Nice one, Tim, very interesting! Sport should never underestimate the role that small local clubs can have in discovering, encouraging, nurturing talent, and if nothing else, just providing opportunities. These two old clubs, Auriol and Kensington (and others like them), were quite magical to impressionable youngsters like myself who had no background in rowing but happened upon them, and first walked up that old metal spiral staircase and into a new world of sport – in my case it was exactly 50 years ago almost to the day!!

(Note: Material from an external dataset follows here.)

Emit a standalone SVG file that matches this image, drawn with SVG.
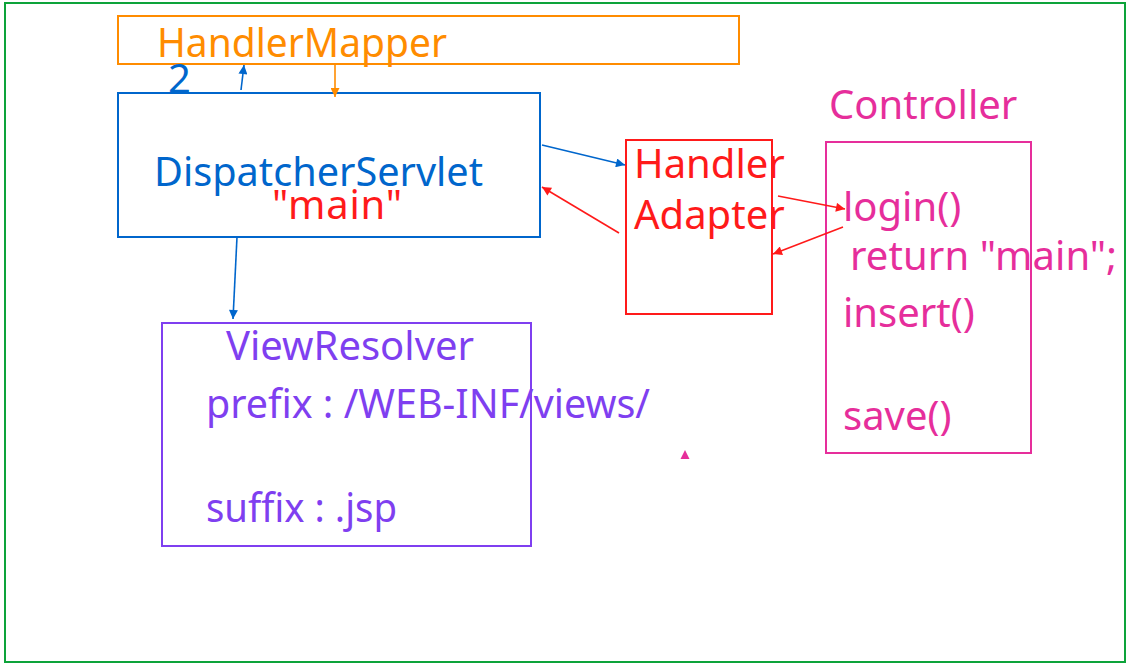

Thank you Paul. For those readers that do not know (which is most of you), Paul will be the stroke of one of the two Auriol Kensington (AK) veteran (‘masters’) eights that will row the 56 miles from Hammersmith to Henley over three days, arriving on the Monday before the start of Henley Royal Regatta. I will be coxing his boat so I will be seeing a lot of him. In 2010 I wrote this http://hear-the-boat-sing.blogspot.co.uk/2010/06/one-of-many-henley-traditions.html about ‘The Henley Row’ which started in 1962. Even though he has been a member of Auriol and Auriol Kensington for 50 years, Paul is not the senior member on The Row. Jimmy Pigden (who will be the other cox) is marking 60 years membership of Kensington and Auriol Kensington this year. Paul’s comment about small clubs nurturing talent reminds me that Jack Beresford Junior’s partner in the double scull when he won his most famous victory in the 1936 Berlin Olympics, Leslie ‘Dick’ Southwood, was at Auriol Rowing Club before Beresford Senior enticed him up to Thames.